We are given our brief and the location of our site. Our intent is to cut & fold the surface, opening & revealing to create an inhabitable skin. Our uniforms of white plastic overalls befit the emergency surgery we must now undertake on our site.

The siren sounds and all 100 participants run to their site. Team X bigness to test their site, measuring the parameters, mapping the groundplane with their bodies, walking, sitting, looking, talking, posing, ideas start percolating.




The excitement of physically exploring the site transforms as the 10 of us quietly sit together and absorb it, thinking about the project. Ideas start percolating and we head back to the industrial cavern of Shed 4 where the trace paper is rolled out after lunch and the conversation begins in earnest.

The conversations intensify - how do we realise the intervention? What do we want to generate and build? What do we want to avoid creating?
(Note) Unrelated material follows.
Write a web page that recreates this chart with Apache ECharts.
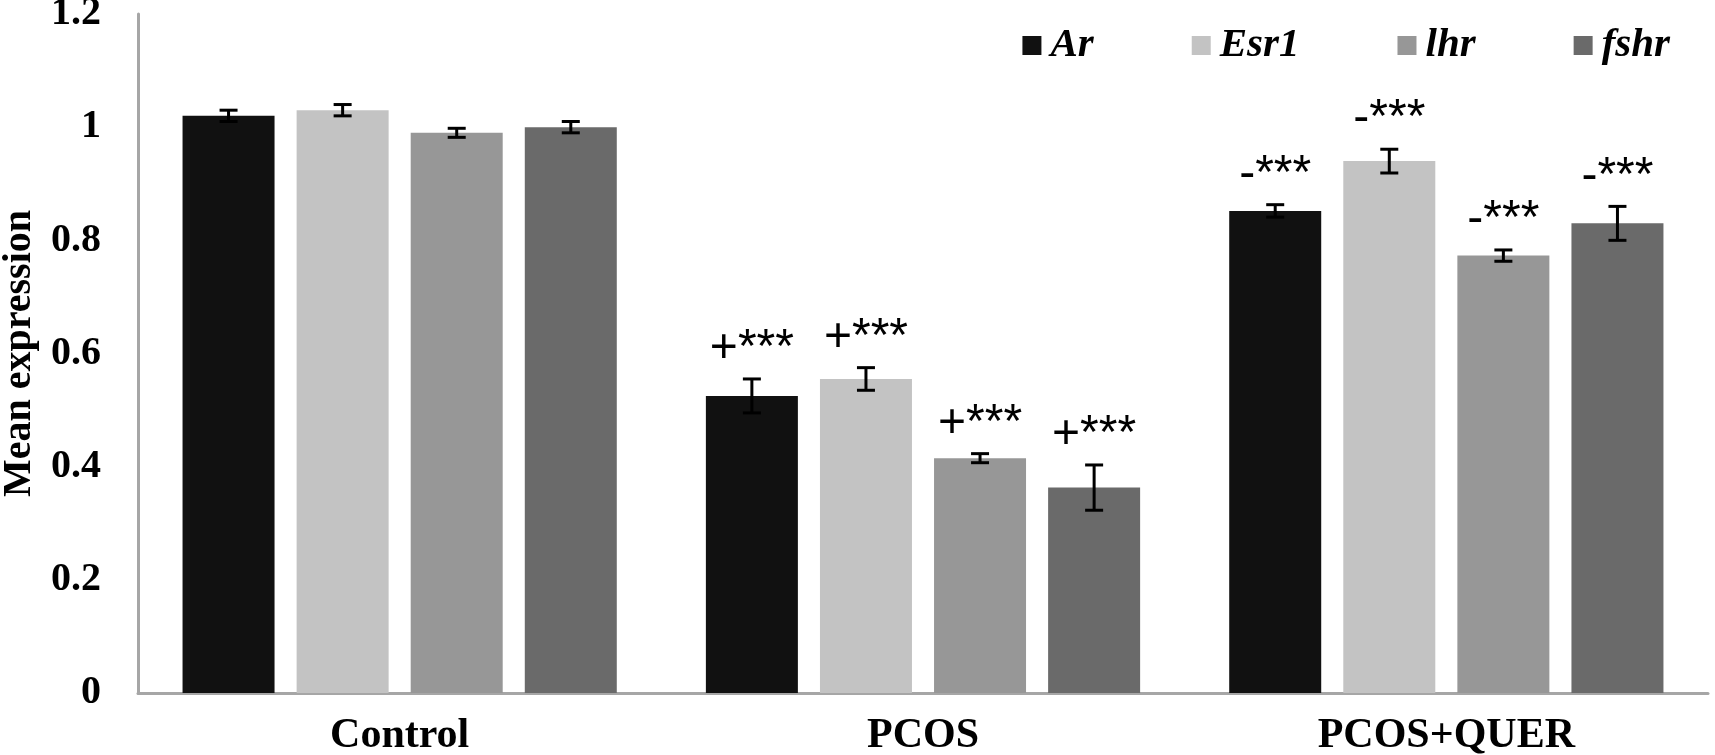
<!DOCTYPE html>
<html>
<head>
<meta charset="utf-8">
<title>Mean expression</title>
<script src="https://cdn.jsdelivr.net/npm/echarts@6/dist/echarts.min.js"></script>
<style>
  html, body { margin: 0; padding: 0; background: #fff; }
  #chart { width: 1715px; height: 755px; }
</style>
</head>
<body>
<div id="chart"></div>
<script>
// 分组和基因
const groups = ['Control', 'PCOS', 'PCOS+QUER'];
const genes = ['Ar', 'Esr1', 'lhr', 'fshr'];
const geneColors = ['#111111', '#c3c3c3', '#979797', '#6a6a6a'];

// 平均表达量（每个基因一组，按 groups 顺序）
const arMean = [1.02, 0.525, 0.852];
const esr1Mean = [1.03, 0.555, 0.94];
const lhrMean = [0.99, 0.415, 0.773];
const fshrMean = [1.0, 0.363, 0.83];

// 误差
const arErr = [0.01, 0.03, 0.011];
const esr1Err = [0.01, 0.02, 0.021];
const lhrErr = [0.008, 0.008, 0.01];
const fshrErr = [0.01, 0.04, 0.03];

// 显著性标记
const sigLabels = ['', '+***', '-***'];

// y 轴刻度
const yTicks = [0, 0.2, 0.4, 0.6, 0.8, 1, 1.2];

const means = [arMean, esr1Mean, lhrMean, fshrMean];
const errs = [arErr, esr1Err, lhrErr, fshrErr];

const BAR_W = 92;
const BAR_GAP = 0.24;
const CAP = 9;
const SERIF = '"Liberation Serif", "Times New Roman", serif';

const chart = echarts.init(document.getElementById('chart'));

const barSeries = genes.map((g, i) => ({
  name: g,
  type: 'bar',
  data: means[i],
  barWidth: BAR_W,
  barGap: (BAR_GAP * 100) + '%',
  itemStyle: { color: geneColors[i] },
  z: 2
}));

// 误差线 + 标记
const errSeries = genes.map((g, i) => ({
  type: 'custom',
  z: 5,
  silent: true,
  data: groups.map((c, j) => [j, means[i][j], errs[i][j]]),
  renderItem: function (params, api) {
    const off = (i - 1.5) * BAR_W * (1 + BAR_GAP);
    const cx = api.coord([api.value(0), 0])[0] + off;
    const m = api.value(1), e = api.value(2);
    const yHi = api.coord([0, m + e])[1];
    const yLo = api.coord([0, m - e])[1];
    const st = { stroke: '#000', lineWidth: 3 };
    const children = [
      { type: 'line', shape: { x1: cx, y1: yHi, x2: cx, y2: yLo }, style: st },
      { type: 'line', shape: { x1: cx - CAP, y1: yHi, x2: cx + CAP, y2: yHi }, style: st },
      { type: 'line', shape: { x1: cx - CAP, y1: yLo, x2: cx + CAP, y2: yLo }, style: st }
    ];
    const txt = sigLabels[api.value(0)];
    if (txt) {
      children.push({
        type: 'text',
        style: {
          text: txt, x: cx, y: yHi - 6,
          align: 'center', verticalAlign: 'bottom',
          fill: '#000', font: '48px "Liberation Sans", Arial, sans-serif'
        }
      });
    }
    return { type: 'group', children: children };
  }
}));

const option = {
  animation: false,
  grid: { left: 138, right: 7, top: 14, bottom: 62, outerBoundsMode: 'none' },
  legend: {
    data: genes,
    right: 40,
    top: 20,
    itemWidth: 19,
    itemHeight: 19,
    itemGap: 98,
    icon: 'rect',
    textStyle: {
      fontFamily: SERIF,
      fontWeight: 'bold',
      fontStyle: 'italic',
      fontSize: 41,
      color: '#000',
      padding: [0, 0, 0, 4]
    }
  },
  xAxis: {
    type: 'category',
    data: groups,
    axisTick: { show: false },
    axisLine: { lineStyle: { color: '#a6a6a6', width: 3 } },
    axisLabel: {
      margin: 22,
      fontFamily: SERIF,
      fontWeight: 'bold',
      fontSize: 42,
      color: '#000'
    }
  },
  yAxis: {
    type: 'value',
    min: yTicks[0],
    max: yTicks[yTicks.length - 1],
    interval: 0.2,
    name: 'Mean expression',
    nameLocation: 'middle',
    nameGap: 98,
    nameTextStyle: {
      fontFamily: SERIF,
      fontWeight: 'bold',
      fontSize: 40,
      color: '#000'
    },
    splitLine: { show: false },
    axisTick: { show: false },
    axisLine: { show: true, lineStyle: { color: '#a6a6a6', width: 3 } },
    axisLabel: {
      margin: 37,
      fontFamily: SERIF,
      fontWeight: 'bold',
      fontSize: 40,
      color: '#000'
    }
  },
  series: barSeries.concat(errSeries)
};

chart.setOption(option);
</script>
</body>
</html>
Egos emerge - ideas are debated - and take on a life of their own - ideas are torn apart and discarded- new ideas are thrown down on the table and interrogated - former ideas reappear evolving into hybrid designs - a Frankenstein stitched together starts to take on a life of its own. The monster idea gets cut up - cosmetically enhanced and emerges as something elegant and functioning.

Final agreement? - a design concept has taken form for which there is shared agreement & shared excitement in the team. There is a sigh of relief as we realise that no one felt compelled to pull out a tazer or start stabbing anyone with a stanley knife in the process of realising this concept. Birth is never an easy process.